Joseph Whitehead
Quick Facts
Biography
Joseph Whitehead (May 20, 1823 – November 18, 1912) was an English-American grocer and politician who served one term in the Massachusetts House of Representatives.
Personal life
Whitehead was born on May 20, 1823, in Yorkshire. He immigrated to the United States in 1845. He resided in California and Milton, New Hampshire, before moving to Saugus, Massachusetts, in 1847. In 1849 he married Sarah M. Townsend, an English-born woman residing in Saugus, Massachusetts. They had 5 children, 4 of whom died during infancy.
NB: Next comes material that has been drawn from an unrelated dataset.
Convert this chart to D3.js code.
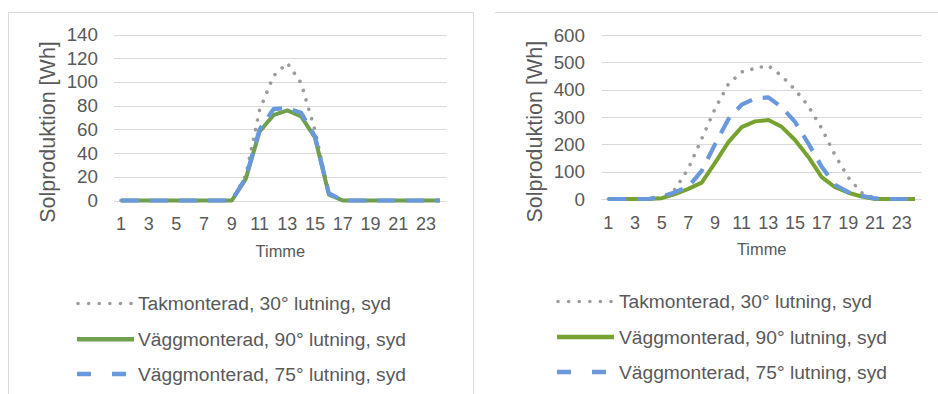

Sarah Whitehead died on February 28, 1867.
Business career
After moving to Saugus, Whitehead worked as a spinner. In 1858 he purchased Saugus' First Parish Church, moved it three rods north from its original location in the Saugus Center rotary, and opened a grocery store. In 1886 he was an incorporator of the Saugus Water Company, which was created to provide the town with water for home use and extinguishing fires. He also owned an automobile garage near the Saugus Center railroad station.
Politics
Whitehead served as Saugus' town treasurer for many years and was also an overseer of the poor and bondsman to the defaulting collector. In 1877, he defeated fellow Saugonian Augustus B. Davis by fourteen votes to represent the 13th Essex District in the Massachusetts House of Representatives. Whitehead, a member of the Democratic Party, was able to win in a traditionally district that Republican Alexander H. Rice won by 118 votes in that year's gubernatorial election. In a letter to the editor of The Boston Globe, George M. Amerige of Saugus blamed Davis' defeat on Whitehead supporters who spread the false rumor that Davis was an alcoholic in the towns where the candidates were not well known.
Death
Whitehead died on November 18, 1912, at the Masonic Home in Charlton, Massachusetts, at the age of 89. At the time of his death he was Saugus' oldest resident.